Operating income for 1Q FY 2016 was $4.5 million compared to just $0.8 million in the first quarter of FY 2015. Net income for the first quarter of fiscal 2016 was $2.4 million ($4 million adjusted) or $0.24 ($0.41 adjusted) per share, basic and diluted, compared to net income of $0.2 million ($1.8 million adjusted), or $0.02 ($0.18 adjusted) per share, basic and diluted in the same quarter a year ago.
"We are pleased with the financial results in the first quarter. The $0.41 adjusted earnings per share, as compared to $0.18 adjusted earnings per share in the prior year, shows continued strength after a strong finish in the fourth quarter of fiscal 2015. With the number of acquisitions completed in recent years and the plan to do more as we execute the 2020 Vision, starting with this quarter, we will be excluding acquisition-related amortization in the adjusted earnings per share results going forward. This non-cash line item has had a significant impact on our operating results in recent years and this change presents a clearer picture of the company's earnings power and cash generation capability," said Cary Wood, president and CEO.

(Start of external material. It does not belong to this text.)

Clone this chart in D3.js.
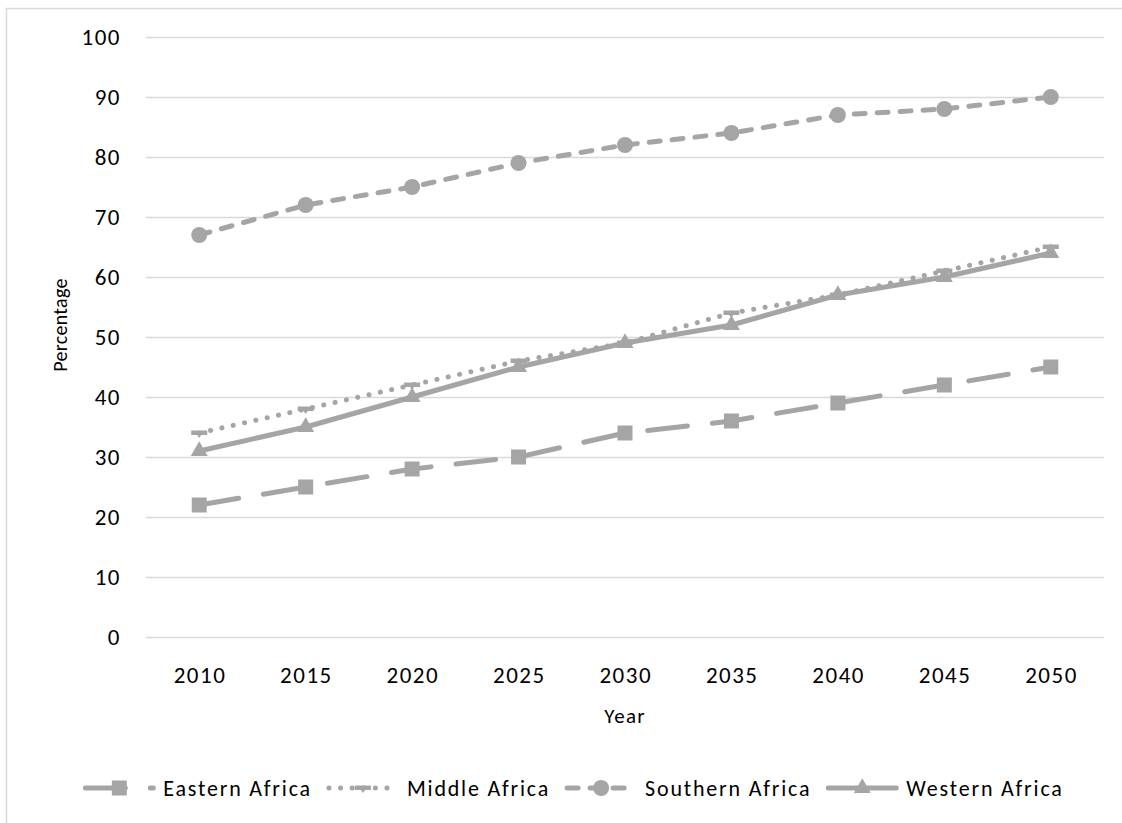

"Since the analysts have not made this change to their current estimates, this quarter's consensus would be compared to an adjusted earnings per share result of $0.24 with the acquisition-related amortization included. Gross margins increased to 19.8%, up 3.1% from the prior year and SG&A expense, as a percent of sales, was 12.8%, down approximately 1.0% from 13.7% in the prior year quarter due to cost synergies. We also realized a 39% increase in revenue from the prior year quarter, which includes 7% net growth in our legacy business. Organic growth continues to be strong in our ECP segment, up 55% from the prior year, primarily driven by increased sonobuoy sales to both the U.S. Navy and foreign governments as well as tuck-in acquisitions sales, but is offset by a 13% drop in MDS’s legacy revenue due to fluctuations in customer demand as well as program cancelations. We continue to see momentum from new business development activities and anticipate these new program wins to ramp up starting later this year and into the following fiscal year," Wood added.
Wood noted that due to continuing revenue shortfalls in MDS, the company evaluated their footprint options and recently announced the closure and consolidation of the Lawrenceville facility. This action will increase the capacity utilization and reduce overhead expense, which will result in increasing bottom line earnings once restructuring efforts are complete.